/Customer-Churn-Sagemaker

Predicting customer churn of a mobile operator using XGBoost in Amazon Sagemaker.

Primary LanguageJupyter Notebook

Customer Churn Prediction on Amazon Sagemaker

Churn Prediction means detecting which customers are likely to leave a service or to cancel a subscription to a service. For many businesses, it is a critical thing to know in advance which customers are at risk of leaving since acquiring new customers often costs more than retaining existing ones. Once we can indentify those customers that are at the cusp of churning, we can incentivize them with special offers and discounts to increase their chances of staying.

In this project, customer churn of a mobile phone operator (dataset) is predicted using ML model called Gradient Boosted Trees (XGBoost).
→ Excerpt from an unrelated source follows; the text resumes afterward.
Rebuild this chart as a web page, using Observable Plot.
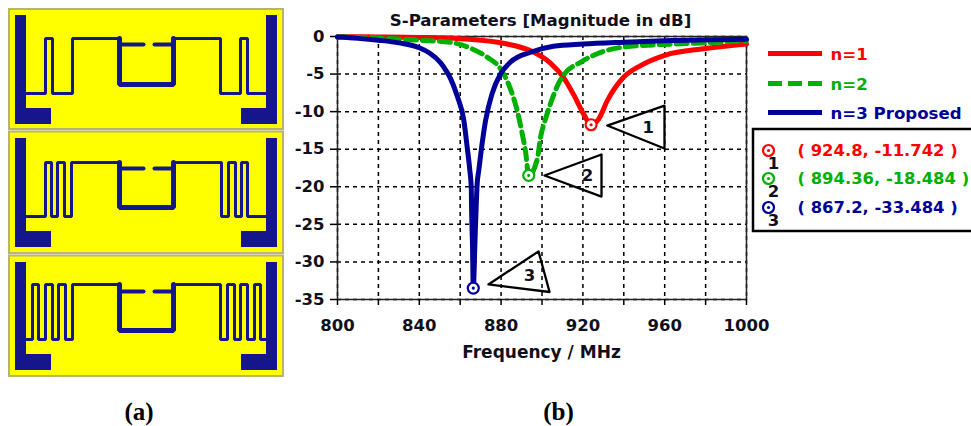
<!DOCTYPE html>
<html><head><meta charset="utf-8">
<script src="https://cdn.jsdelivr.net/npm/d3@7"></script>
<script src="https://cdn.jsdelivr.net/npm/@observablehq/plot@0.6"></script>
<style>
html,body{margin:0;padding:0;background:#fff}
#wrap{position:relative;width:971px;height:426px;overflow:hidden}
#wrap svg{position:absolute;left:0;top:0;background:transparent;max-width:none}
</style></head><body><div id="wrap"></div>
<script>
const FONT = "'DejaVu Sans', sans-serif";
const RED = "#ff0000", GREEN = "#00b000", BLUE = "#000099", INK = "#10101c";

// S-parameter curves: [MHz], [dB]
const freq1 = [800,820,840,860,883,896,904,910.4,915.6,920.5,924,927.7,932,940,948,960,980,1000];
const db1   = [-0.02,-0.05,-0.12,-0.3,-1,-2.1,-3.5,-5.4,-7.8,-10.4,-11.742,-11,-8.5,-5.4,-3.9,-2.5,-1.6,-1];
const freq2 = [800,820,840,855,865.9,873.2,879.7,884.6,887.9,890,892,893.5,897.7,899.3,901.7,905,908,910.4,919,927,940,960,980,1000];
const db2   = [-0.05,-0.2,-0.5,-0.76,-1.65,-2.75,-4.3,-7,-9.9,-12.5,-15.4,-18.484,-16.3,-13.4,-11,-8.3,-6.3,-5.2,-3.4,-2.3,-1.4,-1.05,-0.85,-0.55];
const freq3 = [800,810,820,830,840,845,850.4,853,855.3,858.5,861.8,863.4,864.7,865.4,865.6,866,866.4,867.2,867.7,868.3,869.1,870.7,872.4,875.6,879.7,884.6,894.4,905.6,920,940,960,1000];
const db3   = [-0.08,-0.25,-0.5,-0.85,-1.5,-2.2,-3.5,-4.5,-5.6,-7.9,-11.2,-14.7,-17.8,-20,-23.5,-27.5,-33.484,-27.5,-23.5,-19.6,-17.8,-14.3,-11.2,-7.6,-5,-3.4,-2.1,-1.3,-1,-0.75,-0.55,-0.35];

const peakFreq = [924, 893.5, 866.4];
const peakDb   = [-11.742, -18.484, -33.484];
const seriesNames = ["n=1", "n=2", "n=3 Proposed"];
const seriesColors = [RED, GREEN, BLUE];
const readouts = ["( 924.8, -11.742 )", "( 894.36, -18.484 )", "( 867.2, -33.484 )"];

// Callout triangles in chart units
const calloutLabels = ["1", "2", "3"];
const calloutFreq = [[931.9,959.9,959.9],[901.2,929.1,929.1],[873.8,898.3,903.7]];
const calloutDb   = [[-11.85,-9.2,-14.9],[-18.5,-15.7,-21.3],[-33,-28.6,-34]];
const calloutTextFreq = [952, 922.2, 893.9];
const calloutTextDb   = [-12.1, -18.5, -31.8];

const xGrid = d3.range(800, 1001, 20);
const yGrid = d3.range(-35, 1, 5);

const rows = (xs, ys) => xs.map((x, i) => ({x, y: ys[i]}));
const trianglePts = calloutFreq.flatMap((f, k) => f.map((x, i) => ({k, x, y: calloutDb[k][i]})));

const main = Plot.plot({
  width: 971, height: 426,
  marginLeft: 337, marginRight: 225, marginTop: 36, marginBottom: 127,
  style: {fontFamily: FONT, background: "transparent"},
  x: {domain: [800, 1000]},
  y: {domain: [-35, 0]},
  marks: [
    Plot.gridX(xGrid, {stroke: "#000", strokeOpacity: 1, strokeWidth: 1.5, strokeDasharray: "4,4"}),
    Plot.gridY(yGrid, {stroke: "#000", strokeOpacity: 1, strokeWidth: 1.5, strokeDasharray: "4,4"}),
    Plot.frame({stroke: "#222", strokeWidth: 1.5}),
    Plot.axisX(xGrid, {anchor: "bottom", label: null, tickSize: 6, tickPadding: 14, fontSize: 16.5, fontWeight: "bold", fill: INK, strokeWidth: 1.5,
      tickFormat: d => d % 40 === 0 ? String(d) : ""}),
    Plot.axisY(yGrid, {anchor: "left", label: null, tickSize: 7, tickPadding: 6, fontSize: 16.5, fontWeight: "bold", fill: INK, strokeWidth: 1.5,
      tickFormat: d => String(d)}),
    Plot.line(rows(freq1, db1), {x: "x", y: "y", stroke: RED, strokeWidth: 5, curve: "monotone-x"}),
    Plot.line(rows(freq2, db2), {x: "x", y: "y", stroke: GREEN, strokeWidth: 5, strokeDasharray: "11,6", curve: "monotone-x"}),
    Plot.line(rows(freq3, db3), {x: "x", y: "y", stroke: BLUE, strokeWidth: 5, curve: "monotone-x"}),
    Plot.dot(rows(peakFreq, peakDb), {x: "x", y: "y", r: 5.5, fill: "#fff", stroke: (d, i) => seriesColors[i], strokeWidth: 2.2}),
    Plot.dot(rows(peakFreq, peakDb), {x: "x", y: "y", r: 1.6, fill: (d, i) => seriesColors[i], stroke: "none"}),
    Plot.line(trianglePts, {x: "x", y: "y", z: "k", stroke: "#000", strokeWidth: 2.3, fill: "none",
      render(index, scales, values, dims, ctx, next) {
        const g = next(index, scales, values, dims, ctx);
        g.querySelectorAll("path").forEach(p => p.setAttribute("d", p.getAttribute("d") + "Z"));
        return g;
      }}),
    Plot.text(rows(calloutTextFreq, calloutTextDb), {x: "x", y: "y", text: (d, i) => calloutLabels[i], fontSize: 16.5, fontWeight: "bold", fill: INK})
  ]
});

// ---- Layout drawings and text outside the axes, on a page-pixel (identity) plot ----
const panelTop = [9, 131.5, 255.5];
const panelBottom = [129, 253, 376];
const LEFT = 9, RIGHT = 283, CX = 146;
const mirror = x => 2 * CX - x;

// Meander of each layout's left half: x, then y as 0 = lower run and 1 = upper run
const meanderX = [
  [26,45,45,52,52,72,72,118],
  [26,45,45,51,51,57,57,64,64,71,71,118],
  [26,32,32,38,38,45,45,52,52,58,58,65,65,72,72,118]
];
const meanderUp = [
  [0,0,1,1,0,0,1,1],
  [0,0,1,1,0,0,1,1,0,0,1,1],
  [0,0,1,1,0,0,1,1,0,0,1,1,0,0,1,1]
];
const yLower = [93, 216, 339];
const yUpper = [38, 162, 284];
const yBoxBottom = [84, 207, 330];
const yStub = [44, 168, 291];
const yLTop = [15, 138, 262];
const yLBottom = [124, 247, 370];
const yFootTop = [108, 231, 354];

const NAVY = "#16168c";
const panels = panelTop.map((t, i) => ({x1: LEFT, x2: RIGHT, y1: t, y2: panelBottom[i]}));
const blocks = [];
const traces = [], boxes = [], stubs = [];
panelTop.forEach((_, p) => {
  blocks.push({x1: 15, x2: 26, y1: yLTop[p], y2: yLBottom[p]}, {x1: 26, x2: 51, y1: yFootTop[p], y2: yLBottom[p]});
  blocks.push({x1: 266, x2: 277, y1: yLTop[p], y2: yLBottom[p]}, {x1: 241, x2: 266, y1: yFootTop[p], y2: yLBottom[p]});
  meanderX[p].forEach((x, i) => {
    const y = meanderUp[p][i] ? yUpper[p] : yLower[p];
    traces.push({k: p + "L", x, y});
  });
  [...meanderX[p].keys()].reverse().forEach(i => {
    const y = meanderUp[p][i] ? yUpper[p] : yLower[p];
    traces.push({k: p + "R", x: mirror(meanderX[p][i]), y});
  });
  boxes.push({k: p, x: 119, y: yUpper[p]}, {k: p, x: 119, y: yBoxBottom[p]}, {k: p, x: mirror(119), y: yBoxBottom[p]}, {k: p, x: mirror(119), y: yUpper[p]});
  stubs.push({k: p + "a", x: 121, y: yStub[p]}, {k: p + "a", x: 143, y: yStub[p]},
             {k: p + "b", x: mirror(143) + 5, y: yStub[p]}, {k: p + "b", x: mirror(121), y: yStub[p]});
});

const legendY = [53, 83, 112];
const readoutY = [150, 178, 207];

const overlay = Plot.plot({
  width: 971, height: 426, margin: 0,
  style: {fontFamily: FONT, background: "transparent"},
  x: {type: "identity", axis: null}, y: {type: "identity", axis: null},
  marks: [
    Plot.rect(panels, {x1: "x1", x2: "x2", y1: "y1", y2: "y2", fill: "#ffff00", stroke: "#b8b46c", strokeWidth: 2}),
    Plot.rect(blocks, {x1: "x1", x2: "x2", y1: "y1", y2: "y2", fill: NAVY}),
    Plot.line(traces, {x: "x", y: "y", z: "k", stroke: NAVY, strokeWidth: 3, strokeLinejoin: "miter"}),
    Plot.line(boxes, {x: "x", y: "y", z: "k", stroke: NAVY, strokeWidth: 5, strokeLinejoin: "miter"}),
    Plot.line(stubs, {x: "x", y: "y", z: "k", stroke: NAVY, strokeWidth: 4}),

    Plot.text(["S-Parameters [Magnitude in dB]"], {x: 540, y: 20, text: d => d, fontSize: 16.6, fontWeight: "bold", fill: INK}),
    Plot.text(["Frequency / MHz"], {x: 541, y: 352, text: d => d, fontSize: 17, fontWeight: "bold", fill: INK}),
    Plot.text(["(a)"], {x: 138.5, y: 411, text: d => d, fontSize: 25, fontWeight: "bold", fontFamily: "'Liberation Serif', serif", fill: "#000"}),
    Plot.text(["(b)"], {x: 558, y: 411, text: d => d, fontSize: 25, fontWeight: "bold", fontFamily: "'Liberation Serif', serif", fill: "#000"}),

    ...seriesNames.map((s, i) => Plot.ruleY([legendY[i]], {x1: 768, x2: 822, stroke: seriesColors[i], strokeWidth: 5, strokeDasharray: i === 1 ? "14,6" : null})),
    Plot.text(seriesNames, {x: 830, y: (d, i) => legendY[i] + 1, text: d => d, textAnchor: "start", fontSize: 16.6, fontWeight: "bold", fill: (d, i) => seriesColors[i]}),

    Plot.rect([0], {x1: 753, x2: 975, y1: 129, y2: 231, fill: "#fff", stroke: "#000", strokeWidth: 2.5}),
    Plot.dot(readouts, {x: 768, y: (d, i) => readoutY[i], r: 5.5, fill: "#fff", stroke: (d, i) => seriesColors[i], strokeWidth: 2.2}),
    Plot.dot(readouts, {x: 768, y: (d, i) => readoutY[i], r: 1.6, fill: (d, i) => seriesColors[i]}),
    Plot.text(calloutLabels, {x: 773, y: (d, i) => readoutY[i] + 13, text: d => d, fontSize: 16.5, fontWeight: "bold", fill: INK}),
    Plot.text(readouts, {x: 797, y: (d, i) => readoutY[i], text: d => d, textAnchor: "start", fontSize: 16.4, fontWeight: "bold", fill: (d, i) => seriesColors[i]})
  ]
});

const wrap = document.getElementById("wrap");
wrap.append(main, overlay);
</script></body></html>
Once the operator knows that a customers is thinking of leaving, it can offer timely incentives - such as a phone upgrade or perhaps having a new feature activated – and the customer may stick around. Incentives are often much more cost-effective than losing and reacquiring a customer. Additionally, since ML models rarely give perfect predictions, it becomes important to know how to incorporate the relative costs of prediction mistakes when determining the financial outcome of using ML. Such a cost analysis and optimisation of binary classification is provided at the end of this project.

  • data_analysis_preparation.ipynb : An overview of the dataset, along with distribution of various fields and correlations among them. Data cleanup and preparation for XGBoost model is also done in this notebook.

  • hyperparameter_tuning.ipynb : Hyperparameter optimisation of XGBoost model is automated by using AWS Sagemaker "Hyperparameter Tuning Jobs" in this notebook. Model with the best evalution metrics is saved for deployment.

  • model_batch_job_&_eval.ipynb : A "Batch Transform Job" of Sagemaker is created using the previously best trained model and evaluated using the test set. Cutoff Threshold was varied to see how the confusion matrix varies. A cost function of binary classification for the mobile operator is assumed, to choose the optimal cutoff that has the lowest financial cost.